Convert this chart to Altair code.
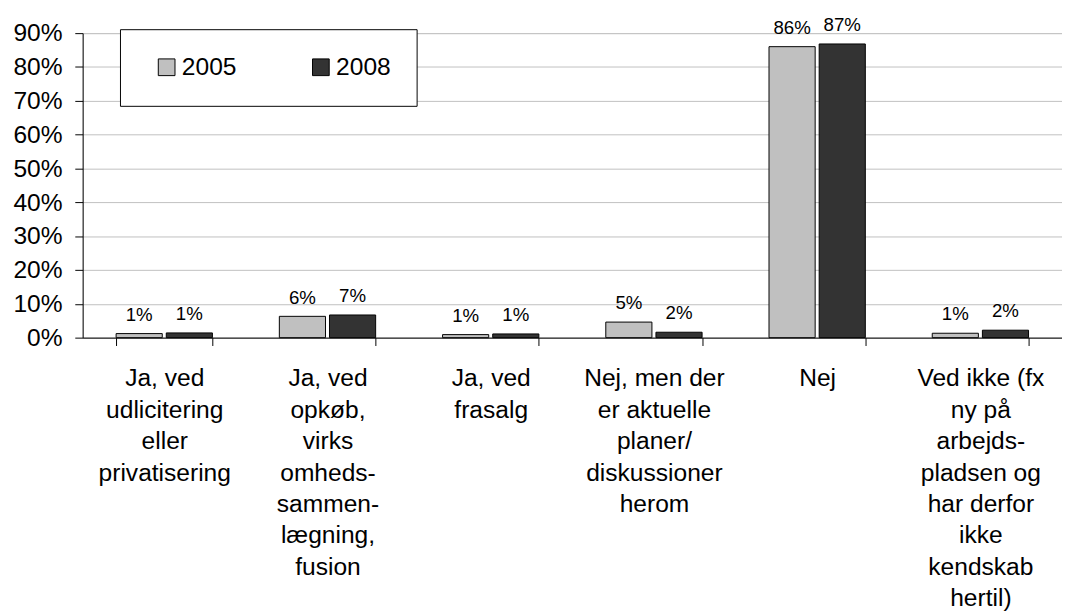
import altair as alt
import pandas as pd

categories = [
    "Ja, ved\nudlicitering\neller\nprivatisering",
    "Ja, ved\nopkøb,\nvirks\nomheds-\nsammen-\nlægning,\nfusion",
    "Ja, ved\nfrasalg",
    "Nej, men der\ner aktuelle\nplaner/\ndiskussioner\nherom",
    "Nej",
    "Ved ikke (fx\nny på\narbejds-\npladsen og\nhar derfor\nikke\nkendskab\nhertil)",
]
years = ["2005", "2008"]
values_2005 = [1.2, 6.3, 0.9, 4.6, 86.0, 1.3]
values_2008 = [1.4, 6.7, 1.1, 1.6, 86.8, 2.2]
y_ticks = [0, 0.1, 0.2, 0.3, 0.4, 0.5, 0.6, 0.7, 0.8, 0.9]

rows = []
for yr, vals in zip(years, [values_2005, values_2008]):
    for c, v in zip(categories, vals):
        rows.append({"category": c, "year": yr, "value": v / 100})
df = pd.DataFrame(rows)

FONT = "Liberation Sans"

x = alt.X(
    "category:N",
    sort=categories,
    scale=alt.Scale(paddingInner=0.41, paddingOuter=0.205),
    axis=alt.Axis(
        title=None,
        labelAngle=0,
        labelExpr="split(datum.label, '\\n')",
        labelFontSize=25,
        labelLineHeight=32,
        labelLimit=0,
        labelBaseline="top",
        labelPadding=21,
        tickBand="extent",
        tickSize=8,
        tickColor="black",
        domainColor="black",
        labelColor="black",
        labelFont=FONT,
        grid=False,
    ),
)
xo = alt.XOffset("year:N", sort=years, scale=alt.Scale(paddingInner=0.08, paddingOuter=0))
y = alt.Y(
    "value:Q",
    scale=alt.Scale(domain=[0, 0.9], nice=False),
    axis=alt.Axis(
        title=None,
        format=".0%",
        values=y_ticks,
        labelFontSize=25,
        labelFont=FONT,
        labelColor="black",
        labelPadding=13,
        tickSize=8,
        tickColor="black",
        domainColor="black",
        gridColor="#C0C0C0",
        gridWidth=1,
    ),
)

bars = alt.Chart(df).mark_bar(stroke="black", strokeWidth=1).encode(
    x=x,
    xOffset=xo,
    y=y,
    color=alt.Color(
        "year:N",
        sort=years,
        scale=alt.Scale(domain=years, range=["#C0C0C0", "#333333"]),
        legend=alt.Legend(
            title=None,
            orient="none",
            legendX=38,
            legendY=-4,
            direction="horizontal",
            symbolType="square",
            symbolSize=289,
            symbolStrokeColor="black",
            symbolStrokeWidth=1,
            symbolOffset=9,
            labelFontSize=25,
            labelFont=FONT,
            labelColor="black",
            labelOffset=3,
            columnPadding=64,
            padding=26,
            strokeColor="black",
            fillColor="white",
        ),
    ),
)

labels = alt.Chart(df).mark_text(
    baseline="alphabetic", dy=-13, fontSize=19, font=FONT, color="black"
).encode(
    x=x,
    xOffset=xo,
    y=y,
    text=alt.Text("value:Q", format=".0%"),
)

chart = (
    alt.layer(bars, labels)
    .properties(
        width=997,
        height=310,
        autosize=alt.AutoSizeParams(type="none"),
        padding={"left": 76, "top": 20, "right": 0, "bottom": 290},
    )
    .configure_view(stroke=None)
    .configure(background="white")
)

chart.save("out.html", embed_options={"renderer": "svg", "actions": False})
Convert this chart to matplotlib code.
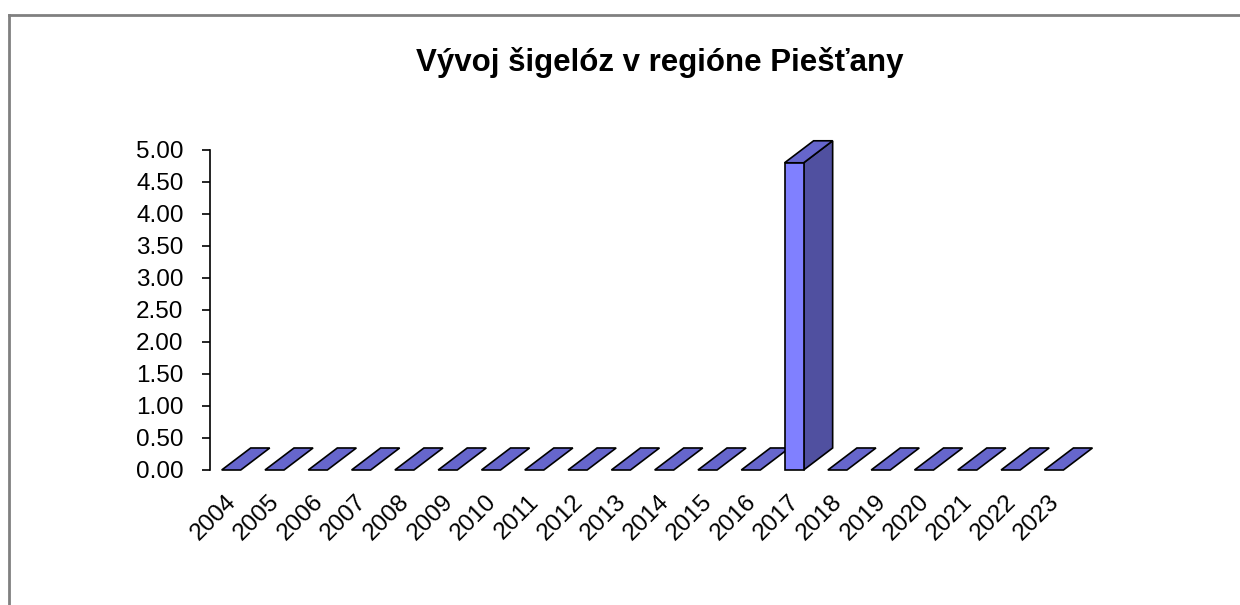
********
WHAT YOU SHOULD DO: Skip the images and write out the rest of the listing exactly.

REPLY:
Convert this chart to Altair code.
import altair as alt
import pandas as pd

categories = [
    "Ja, ved\nudlicitering\neller\nprivatisering",
    "Ja, ved\nopkøb,\nvirks\nomheds-\nsammen-\nlægning,\nfusion",
    "Ja, ved\nfrasalg",
    "Nej, men der\ner aktuelle\nplaner/\ndiskussioner\nherom",
    "Nej",
    "Ved ikke (fx\nny på\narbejds-\npladsen og\nhar derfor\nikke\nkendskab\nhertil)",
]
years = ["2005", "2008"]
values_2005 = [1.2, 6.3, 0.9, 4.6, 86.0, 1.3]
values_2008 = [1.4, 6.7, 1.1, 1.6, 86.8, 2.2]
y_ticks = [0, 0.1, 0.2, 0.3, 0.4, 0.5, 0.6, 0.7, 0.8, 0.9]

rows = []
for yr, vals in zip(years, [values_2005, values_2008]):
    for c, v in zip(categories, vals):
        rows.append({"category": c, "year": yr, "value": v / 100})
df = pd.DataFrame(rows)

FONT = "Liberation Sans"

x = alt.X(
    "category:N",
    sort=categories,
    scale=alt.Scale(paddingInner=0.41, paddingOuter=0.205),
    axis=alt.Axis(
        title=None,
        labelAngle=0,
        labelExpr="split(datum.label, '\\n')",
        labelFontSize=25,
        labelLineHeight=32,
        labelLimit=0,
        labelBaseline="top",
        labelPadding=21,
        tickBand="extent",
        tickSize=8,
        tickColor="black",
        domainColor="black",
        labelColor="black",
        labelFont=FONT,
        grid=False,
    ),
)
xo = alt.XOffset("year:N", sort=years, scale=alt.Scale(paddingInner=0.08, paddingOuter=0))
y = alt.Y(
    "value:Q",
    scale=alt.Scale(domain=[0, 0.9], nice=False),
    axis=alt.Axis(
        title=None,
        format=".0%",
        values=y_ticks,
        labelFontSize=25,
        labelFont=FONT,
        labelColor="black",
        labelPadding=13,
        tickSize=8,
        tickColor="black",
        domainColor="black",
        gridColor="#C0C0C0",
        gridWidth=1,
    ),
)

bars = alt.Chart(df).mark_bar(stroke="black", strokeWidth=1).encode(
    x=x,
    xOffset=xo,
    y=y,
    color=alt.Color(
        "year:N",
        sort=years,
        scale=alt.Scale(domain=years, range=["#C0C0C0", "#333333"]),
        legend=alt.Legend(
            title=None,
            orient="none",
            legendX=38,
            legendY=-4,
            direction="horizontal",
            symbolType="square",
            symbolSize=289,
            symbolStrokeColor="black",
            symbolStrokeWidth=1,
            symbolOffset=9,
            labelFontSize=25,
            labelFont=FONT,
            labelColor="black",
            labelOffset=3,
            columnPadding=64,
            padding=26,
            strokeColor="black",
            fillColor="white",
        ),
    ),
)

labels = alt.Chart(df).mark_text(
    baseline="alphabetic", dy=-13, fontSize=19, font=FONT, color="black"
).encode(
    x=x,
    xOffset=xo,
    y=y,
    text=alt.Text("value:Q", format=".0%"),
)

chart = (
    alt.layer(bars, labels)
    .properties(
        width=997,
        height=310,
        autosize=alt.AutoSizeParams(type="none"),
        padding={"left": 76, "top": 20, "right": 0, "bottom": 290},
    )
    .configure_view(stroke=None)
    .configure(background="white")
)

chart.save("out.html", embed_options={"renderer": "svg", "actions": False})
Convert this chart to matplotlib code.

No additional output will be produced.